Run the audio annotator.

After running this method, two new annotations are given: ‘audio’ and ‘audiometa’. They contain all of the sound data as a DataFrame objects.

run_subtitle_annotator()[source]

Run the subtitle annotator.

After running this method, a new annotation called ‘subtitle’ will be added to the DataExtraction object. Requires that the attribue sinput is set to a valid path.

class dvt.core.FrameBatch(**kwargs)[source]

Bases: object

A collection of frames and associated metadata.

The batch contains an array of size (bsize * 2, width, height, 3). At the start and end of the video file, the array is padded with zeros (an all black frame). The batch includes twice as many frames as given in the batch size, but an annotator should only return results from the first half of the data (the “batch”).
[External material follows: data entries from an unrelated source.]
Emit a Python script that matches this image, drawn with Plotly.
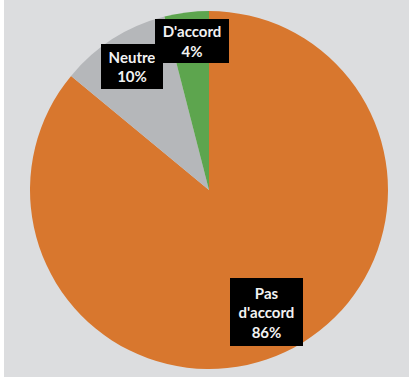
import plotly.graph_objects as go

# Répartition des réponses
labels = ["Pas d'accord", "Neutre", "D'accord"]
values = [86, 10, 4]
label_text = ["Pas<br>d'accord<br>86%", "Neutre<br>10%", "D'accord<br>4%"]
colors = ["#d8772e", "#b5b7ba", "#5da54e"]

W, H = 411, 380

fig = go.Figure(go.Pie(
    labels=labels,
    values=values,
    sort=False,
    direction="clockwise",
    rotation=0,
    marker=dict(colors=colors, line=dict(width=0)),
    textinfo="none",
    hoverinfo="label+percent",
    showlegend=False,
    domain=dict(x=[30 / W, 388 / W], y=[(H - 369) / H, (H - 11) / H]),
))

# fond gris du graphique
fig.add_shape(type="rect", xref="paper", yref="paper",
              x0=4 / W, x1=409 / W, y0=3 / H, y1=1,
              fillcolor="#dcdddf", line=dict(width=0), layer="below")

# étiquettes sur fond noir (centre x, centre y, largeur, hauteur en px)
boxes = {
    "Neutre": (132, 66.5, 62, 45),
    "D'accord": (192, 41, 74, 44),
    "Pas d'accord": (266.5, 312, 73, 68),
}
for name in ["Neutre", "D'accord", "Pas d'accord"]:
    cx, cy, bw, bh = boxes[name]
    fig.add_annotation(
        x=cx / W, y=1 - cy / H, xref="paper", yref="paper",
        xanchor="center", yanchor="middle",
        text=label_text[labels.index(name)],
        showarrow=False, align="center",
        width=bw, height=bh, bgcolor="#000000",
        borderpad=0, borderwidth=0,
        font=dict(family="Lato", size=15, color="#f2f2f2", weight="bold"),
    )

fig.update_layout(
    width=W, height=H,
    margin=dict(l=0, r=0, t=0, b=0),
    paper_bgcolor="#ffffff",
    plot_bgcolor="#ffffff",
)

fig.write_html("out.html")
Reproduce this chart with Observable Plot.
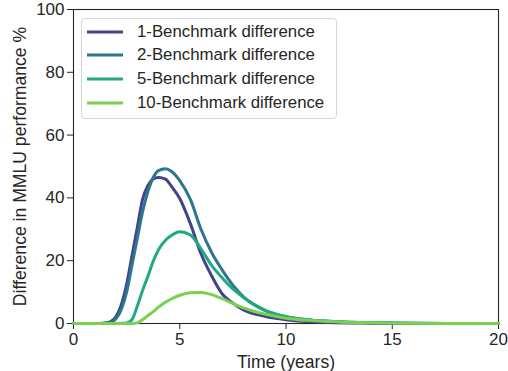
<!DOCTYPE html>
<html><head><meta charset="utf-8">
<script src="https://cdn.jsdelivr.net/npm/d3@7"></script>
<script src="https://cdn.jsdelivr.net/npm/@observablehq/plot@0.6"></script>
<style>
body{margin:0;background:#fff;}
#wrap{position:relative;width:508px;height:371px;font-family:"Liberation Sans",Arial,sans-serif;}
#legend{position:absolute;left:81px;top:18px;width:256px;height:101px;border:1px solid #d5d5d5;border-radius:4px;background:rgba(255,255,255,0.8);box-sizing:border-box;}
.item{position:absolute;left:5px;height:24px;display:flex;align-items:center;font-size:16.8px;color:#262626;white-space:nowrap;}
.item svg{margin-right:14px;}
g[aria-label="y-axis label"] text, g[aria-label="x-axis label"] text{font-size:17.6px;}
</style></head>
<body>
<div id="wrap"><div id="chart"></div><div id="legend"></div></div>
<script>
const seriesNames = ["1-Benchmark difference","2-Benchmark difference","5-Benchmark difference","10-Benchmark difference"];
const seriesColors = ["#414487","#2a788e","#22a884","#7ad151"];
const time = [0,1,1.5,1.75,2,2.25,2.5,2.75,3,3.25,3.5,3.75,4,4.33,4.6,5,5.5,6,6.5,7,7.5,8,9,10,11,12,14,16,18,20];
const bench1 = [0,0,0.2,0.6,2.2,6,12.5,21.5,30.5,39.5,44,46,46.5,46,43.8,39.8,31.8,22.2,15.2,9.4,6.5,4.3,2.3,1.2,0.6,0.3,0.1,0,0,0];
const bench2 = [0,0,0.1,0.4,1.5,4.5,10,18.5,27,35.5,42,46.5,48.7,49.3,48.5,45.5,39.5,30,22.6,17,12.2,8.5,4.2,2.2,1.2,0.7,0.2,0.1,0,0];
const bench5 = [0,0,0,0,0,0.05,0.2,1.2,5.5,10.5,15,19.8,23.5,26.5,28,29.2,28.2,23.8,18.5,14.5,11,8.3,4.3,2.2,1.2,0.7,0.2,0.1,0,0];
const bench10 = [0,0,0,0,0,0,0,0,0.2,1.2,2.5,3.8,5.2,6.8,7.8,9,9.8,9.9,9.2,7.9,6.4,5,3,1.7,1,0.6,0.2,0.05,0,0];
const yTicks = [0,20,40,60,80,100];
const xTicks = [0,5,10,15,20];

const allSeries = [bench1, bench2, bench5, bench10];
const data = [];
allSeries.forEach((vals, i) => vals.forEach((v, j) => data.push({series: seriesNames[i], t: time[j], v})));

const chart = Plot.plot({
  width: 508, height: 371,
  marginLeft: 73, marginRight: 10, marginTop: 9, marginBottom: 48,
  style: {fontFamily: '"Liberation Sans", Arial, sans-serif', fontSize: "17px", color: "#262626", background: "white"},
  x: {domain: [0, 20], ticks: xTicks, tickFormat: d => String(d), label: "Time (years)", labelAnchor: "center", labelArrow: false, tickSize: 6, tickPadding: 3, labelOffset: 44},
  y: {domain: [0, 100], ticks: yTicks, tickFormat: d => String(d), label: "Difference in MMLU performance %", labelAnchor: "center", labelArrow: false, tickSize: 6, tickPadding: 3, labelOffset: 60},
  color: {domain: seriesNames, range: seriesColors},
  marks: [
    Plot.frame({stroke: "#262626", strokeWidth: 1.1}),
    Plot.line(data, {x: "t", y: "v", z: "series", stroke: "series", strokeWidth: 3, curve: "monotone-x"})
  ]
});
document.getElementById("chart").appendChild(chart);

const legend = document.getElementById("legend");
const centers = [12.5, 36.3, 60, 83.8];
seriesNames.forEach((name, i) => {
  const item = document.createElement("div");
  item.className = "item";
  item.style.top = (centers[i] - 12) + "px";
  item.innerHTML = `<svg width="36" height="24"><line x1="0" x2="36" y1="12" y2="12" stroke="${seriesColors[i]}" stroke-width="3"/></svg><span>${name}</span>`;
  legend.appendChild(item);
});
</script>
</body></html>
The other data is included for annotators that need to look ahead of the current, such as the cut detectors.

img

A four-dimensional array containing pixels from the next 2*bsize of images.

Type:np.array
start

Time code at the start of the current batch.

Type:float
end

Time code at the end of the current batch.

Type:float
continue_read

Indicates whether there more frames to read from the input.

Type:bool
fnames

Names of frames in the batch.

Type:list
bnum

The batch number.

Type:int
bsize

Number of frames in a batch.

Type:int
get_batch()[source]

Return image data for just the current batch.

Use this method unless you have a specific need to look ahead at new values in the data. Images are given in RGB space.

Returns:A four-dimensional array containing pixels from the current batch of images.
get_frame_names()[source]

Return frame names for the current batch of data.

Returns:A list of names of length equal to the batch size.
get_frames()[source]

Return the entire image dataset for the batch.

Use this method if you need to look ahead at the following batch for an annotator to work. Images are given in RGB space.

Returns:A four-dimensional array containing pixels from the current and next batches of data.